TO DO:
Starting at the line containing "Convert this chart to Plotly.js code." and ending at the line containing "const lowCurveY = [42.1, 36.0, 32.0, 28.4, 24.7, 20.9, 20.0];", reproduce each line exactly as written, with both end lines included and all pictures omitted.
**********
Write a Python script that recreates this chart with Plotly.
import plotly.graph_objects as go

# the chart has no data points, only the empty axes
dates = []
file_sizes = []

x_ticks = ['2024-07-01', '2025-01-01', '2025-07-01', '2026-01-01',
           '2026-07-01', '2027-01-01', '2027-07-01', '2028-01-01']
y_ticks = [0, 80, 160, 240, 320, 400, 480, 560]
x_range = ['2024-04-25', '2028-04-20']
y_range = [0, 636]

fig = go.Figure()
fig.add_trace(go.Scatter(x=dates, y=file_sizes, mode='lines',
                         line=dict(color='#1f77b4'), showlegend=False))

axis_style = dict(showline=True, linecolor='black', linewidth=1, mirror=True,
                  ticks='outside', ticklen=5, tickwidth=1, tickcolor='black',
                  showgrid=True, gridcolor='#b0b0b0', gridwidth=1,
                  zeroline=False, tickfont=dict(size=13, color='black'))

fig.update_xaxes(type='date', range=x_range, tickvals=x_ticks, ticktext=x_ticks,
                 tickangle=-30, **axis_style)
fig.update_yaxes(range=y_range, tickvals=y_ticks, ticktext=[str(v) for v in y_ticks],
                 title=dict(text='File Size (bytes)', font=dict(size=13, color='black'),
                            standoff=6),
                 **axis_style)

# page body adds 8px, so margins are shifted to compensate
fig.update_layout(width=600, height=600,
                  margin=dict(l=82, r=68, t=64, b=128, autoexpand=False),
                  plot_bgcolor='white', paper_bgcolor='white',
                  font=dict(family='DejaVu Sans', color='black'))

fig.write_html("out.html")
**********
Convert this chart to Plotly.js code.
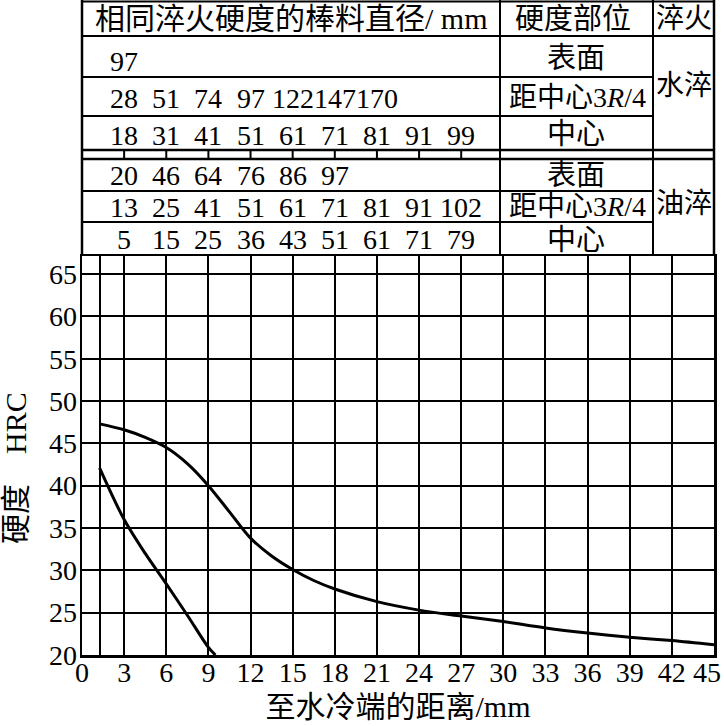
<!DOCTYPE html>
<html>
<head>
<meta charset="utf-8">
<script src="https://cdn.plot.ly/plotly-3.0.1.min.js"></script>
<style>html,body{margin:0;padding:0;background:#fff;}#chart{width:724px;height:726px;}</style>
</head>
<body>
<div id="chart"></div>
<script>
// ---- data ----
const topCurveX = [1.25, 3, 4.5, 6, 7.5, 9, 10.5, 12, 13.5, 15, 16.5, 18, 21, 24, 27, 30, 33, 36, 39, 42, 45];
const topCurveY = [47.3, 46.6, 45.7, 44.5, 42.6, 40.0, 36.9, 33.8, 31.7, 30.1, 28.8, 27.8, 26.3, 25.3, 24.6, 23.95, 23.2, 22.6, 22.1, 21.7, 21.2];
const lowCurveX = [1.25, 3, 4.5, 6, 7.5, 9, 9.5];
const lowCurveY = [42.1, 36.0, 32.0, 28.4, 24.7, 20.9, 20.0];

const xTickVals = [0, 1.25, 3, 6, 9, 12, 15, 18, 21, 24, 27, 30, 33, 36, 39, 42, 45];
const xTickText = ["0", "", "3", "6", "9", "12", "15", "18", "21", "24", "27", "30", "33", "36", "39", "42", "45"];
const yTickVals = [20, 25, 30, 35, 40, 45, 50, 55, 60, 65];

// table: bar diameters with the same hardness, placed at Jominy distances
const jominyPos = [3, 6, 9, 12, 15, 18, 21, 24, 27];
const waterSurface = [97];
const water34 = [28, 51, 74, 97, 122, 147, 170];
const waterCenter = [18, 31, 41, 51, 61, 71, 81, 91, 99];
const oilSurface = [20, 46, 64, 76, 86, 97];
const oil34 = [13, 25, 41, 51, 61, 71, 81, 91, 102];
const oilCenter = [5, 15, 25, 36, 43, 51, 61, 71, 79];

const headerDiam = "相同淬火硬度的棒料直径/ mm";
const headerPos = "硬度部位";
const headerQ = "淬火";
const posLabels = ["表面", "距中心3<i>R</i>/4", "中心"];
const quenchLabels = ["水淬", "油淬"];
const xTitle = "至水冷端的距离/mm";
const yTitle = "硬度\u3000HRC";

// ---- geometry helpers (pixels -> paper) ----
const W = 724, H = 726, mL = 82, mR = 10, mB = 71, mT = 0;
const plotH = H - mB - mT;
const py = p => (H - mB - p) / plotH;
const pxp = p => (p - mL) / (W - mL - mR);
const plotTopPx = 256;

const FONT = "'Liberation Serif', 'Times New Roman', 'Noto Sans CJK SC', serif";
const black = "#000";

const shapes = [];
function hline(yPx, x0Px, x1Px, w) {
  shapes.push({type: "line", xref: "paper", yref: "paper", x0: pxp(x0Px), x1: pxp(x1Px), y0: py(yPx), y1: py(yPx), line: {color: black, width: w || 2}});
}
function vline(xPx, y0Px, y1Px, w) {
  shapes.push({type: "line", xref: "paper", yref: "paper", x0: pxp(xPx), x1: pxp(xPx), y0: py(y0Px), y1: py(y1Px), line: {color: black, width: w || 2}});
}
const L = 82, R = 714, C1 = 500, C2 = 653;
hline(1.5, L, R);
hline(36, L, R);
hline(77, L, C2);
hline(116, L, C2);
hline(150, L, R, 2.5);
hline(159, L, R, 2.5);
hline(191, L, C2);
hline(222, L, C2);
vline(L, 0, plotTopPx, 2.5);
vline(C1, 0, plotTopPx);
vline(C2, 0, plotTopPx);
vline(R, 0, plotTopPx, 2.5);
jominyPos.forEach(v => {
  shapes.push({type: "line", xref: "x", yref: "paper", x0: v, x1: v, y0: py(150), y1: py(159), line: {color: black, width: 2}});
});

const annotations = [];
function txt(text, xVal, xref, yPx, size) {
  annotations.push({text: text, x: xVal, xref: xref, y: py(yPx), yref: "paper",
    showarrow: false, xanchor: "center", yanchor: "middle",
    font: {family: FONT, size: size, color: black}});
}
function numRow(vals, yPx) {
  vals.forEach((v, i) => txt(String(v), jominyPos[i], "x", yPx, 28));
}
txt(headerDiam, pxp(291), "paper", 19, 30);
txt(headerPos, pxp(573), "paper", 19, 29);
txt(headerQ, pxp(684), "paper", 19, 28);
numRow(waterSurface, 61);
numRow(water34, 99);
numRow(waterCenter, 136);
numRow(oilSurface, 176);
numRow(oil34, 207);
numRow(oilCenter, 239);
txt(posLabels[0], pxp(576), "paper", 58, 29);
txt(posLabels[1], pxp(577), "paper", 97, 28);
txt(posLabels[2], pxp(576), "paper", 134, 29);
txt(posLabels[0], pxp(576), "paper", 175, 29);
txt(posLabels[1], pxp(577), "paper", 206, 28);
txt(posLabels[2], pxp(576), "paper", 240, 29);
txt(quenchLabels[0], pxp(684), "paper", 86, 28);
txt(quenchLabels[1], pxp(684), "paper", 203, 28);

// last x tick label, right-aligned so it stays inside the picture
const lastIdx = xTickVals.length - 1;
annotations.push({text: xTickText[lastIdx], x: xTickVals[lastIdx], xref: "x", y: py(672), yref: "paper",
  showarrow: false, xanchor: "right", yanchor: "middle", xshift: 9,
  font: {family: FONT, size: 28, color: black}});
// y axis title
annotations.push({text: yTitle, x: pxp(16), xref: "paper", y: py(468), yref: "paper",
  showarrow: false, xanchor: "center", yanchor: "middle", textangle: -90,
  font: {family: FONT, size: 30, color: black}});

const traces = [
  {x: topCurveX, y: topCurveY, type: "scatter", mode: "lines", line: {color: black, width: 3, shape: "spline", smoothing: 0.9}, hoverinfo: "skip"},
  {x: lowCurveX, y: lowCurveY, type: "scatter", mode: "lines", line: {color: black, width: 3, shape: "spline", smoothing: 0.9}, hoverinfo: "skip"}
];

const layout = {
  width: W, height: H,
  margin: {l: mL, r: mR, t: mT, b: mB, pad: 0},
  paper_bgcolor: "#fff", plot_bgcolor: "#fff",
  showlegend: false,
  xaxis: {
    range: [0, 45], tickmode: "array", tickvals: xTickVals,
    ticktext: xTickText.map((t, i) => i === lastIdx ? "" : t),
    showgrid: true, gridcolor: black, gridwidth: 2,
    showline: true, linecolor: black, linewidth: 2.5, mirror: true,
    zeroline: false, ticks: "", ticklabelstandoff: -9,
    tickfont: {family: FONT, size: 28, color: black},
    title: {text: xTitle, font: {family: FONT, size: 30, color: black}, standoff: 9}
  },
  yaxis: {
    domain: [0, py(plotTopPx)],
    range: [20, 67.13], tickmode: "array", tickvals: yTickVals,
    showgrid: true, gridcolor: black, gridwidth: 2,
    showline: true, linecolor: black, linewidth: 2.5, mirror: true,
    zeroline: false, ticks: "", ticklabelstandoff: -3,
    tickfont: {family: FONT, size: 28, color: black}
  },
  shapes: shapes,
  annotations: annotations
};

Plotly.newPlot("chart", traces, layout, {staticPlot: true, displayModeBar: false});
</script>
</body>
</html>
**********
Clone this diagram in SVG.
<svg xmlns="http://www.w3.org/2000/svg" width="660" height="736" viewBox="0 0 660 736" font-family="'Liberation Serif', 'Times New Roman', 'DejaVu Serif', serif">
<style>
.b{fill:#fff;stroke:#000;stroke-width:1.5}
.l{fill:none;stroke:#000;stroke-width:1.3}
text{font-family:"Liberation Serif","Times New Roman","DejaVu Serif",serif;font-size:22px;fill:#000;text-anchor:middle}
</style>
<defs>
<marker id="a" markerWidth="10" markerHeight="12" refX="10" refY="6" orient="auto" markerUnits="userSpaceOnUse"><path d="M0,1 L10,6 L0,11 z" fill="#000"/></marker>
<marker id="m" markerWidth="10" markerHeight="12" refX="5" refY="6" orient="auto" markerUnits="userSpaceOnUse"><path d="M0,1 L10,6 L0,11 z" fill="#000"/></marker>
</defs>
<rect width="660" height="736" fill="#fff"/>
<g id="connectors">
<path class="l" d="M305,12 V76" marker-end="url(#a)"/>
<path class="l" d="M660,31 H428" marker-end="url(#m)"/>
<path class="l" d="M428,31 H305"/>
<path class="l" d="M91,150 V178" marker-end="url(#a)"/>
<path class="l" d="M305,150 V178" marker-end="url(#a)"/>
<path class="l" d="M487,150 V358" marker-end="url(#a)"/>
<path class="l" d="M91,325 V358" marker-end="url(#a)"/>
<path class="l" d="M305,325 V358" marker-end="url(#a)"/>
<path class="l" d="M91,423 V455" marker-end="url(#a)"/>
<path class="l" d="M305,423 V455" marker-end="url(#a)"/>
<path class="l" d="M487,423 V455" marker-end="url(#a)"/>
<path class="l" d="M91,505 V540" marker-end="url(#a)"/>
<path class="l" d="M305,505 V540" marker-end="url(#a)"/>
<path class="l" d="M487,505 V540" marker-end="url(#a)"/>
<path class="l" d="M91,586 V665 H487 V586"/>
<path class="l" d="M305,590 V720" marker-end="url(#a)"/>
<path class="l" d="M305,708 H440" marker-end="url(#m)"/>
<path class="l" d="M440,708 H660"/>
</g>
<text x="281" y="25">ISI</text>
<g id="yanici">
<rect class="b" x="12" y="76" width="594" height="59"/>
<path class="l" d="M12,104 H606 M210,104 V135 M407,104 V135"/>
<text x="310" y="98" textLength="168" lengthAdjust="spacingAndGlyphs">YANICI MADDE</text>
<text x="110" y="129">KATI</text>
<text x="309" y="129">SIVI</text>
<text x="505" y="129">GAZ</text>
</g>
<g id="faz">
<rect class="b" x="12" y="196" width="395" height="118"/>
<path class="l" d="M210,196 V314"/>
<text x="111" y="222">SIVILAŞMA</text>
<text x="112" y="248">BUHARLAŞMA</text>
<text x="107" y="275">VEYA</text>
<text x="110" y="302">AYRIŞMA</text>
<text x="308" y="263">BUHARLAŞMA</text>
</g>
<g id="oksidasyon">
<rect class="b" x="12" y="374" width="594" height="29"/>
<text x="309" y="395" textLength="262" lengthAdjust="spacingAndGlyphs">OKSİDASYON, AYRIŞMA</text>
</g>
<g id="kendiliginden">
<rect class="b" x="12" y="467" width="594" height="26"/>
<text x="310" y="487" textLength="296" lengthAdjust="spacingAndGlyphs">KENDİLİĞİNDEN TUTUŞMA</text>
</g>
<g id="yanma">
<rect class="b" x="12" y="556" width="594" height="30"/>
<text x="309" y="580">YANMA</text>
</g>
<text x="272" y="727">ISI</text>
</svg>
**********
SOLUTION TO THE PROBLEM:
Convert this chart to Plotly.js code.
<!DOCTYPE html>
<html>
<head>
<meta charset="utf-8">
<script src="https://cdn.plot.ly/plotly-3.0.1.min.js"></script>
<style>html,body{margin:0;padding:0;background:#fff;}#chart{width:724px;height:726px;}</style>
</head>
<body>
<div id="chart"></div>
<script>
// ---- data ----
const topCurveX = [1.25, 3, 4.5, 6, 7.5, 9, 10.5, 12, 13.5, 15, 16.5, 18, 21, 24, 27, 30, 33, 36, 39, 42, 45];
const topCurveY = [47.3, 46.6, 45.7, 44.5, 42.6, 40.0, 36.9, 33.8, 31.7, 30.1, 28.8, 27.8, 26.3, 25.3, 24.6, 23.95, 23.2, 22.6, 22.1, 21.7, 21.2];
const lowCurveX = [1.25, 3, 4.5, 6, 7.5, 9, 9.5];
const lowCurveY = [42.1, 36.0, 32.0, 28.4, 24.7, 20.9, 20.0];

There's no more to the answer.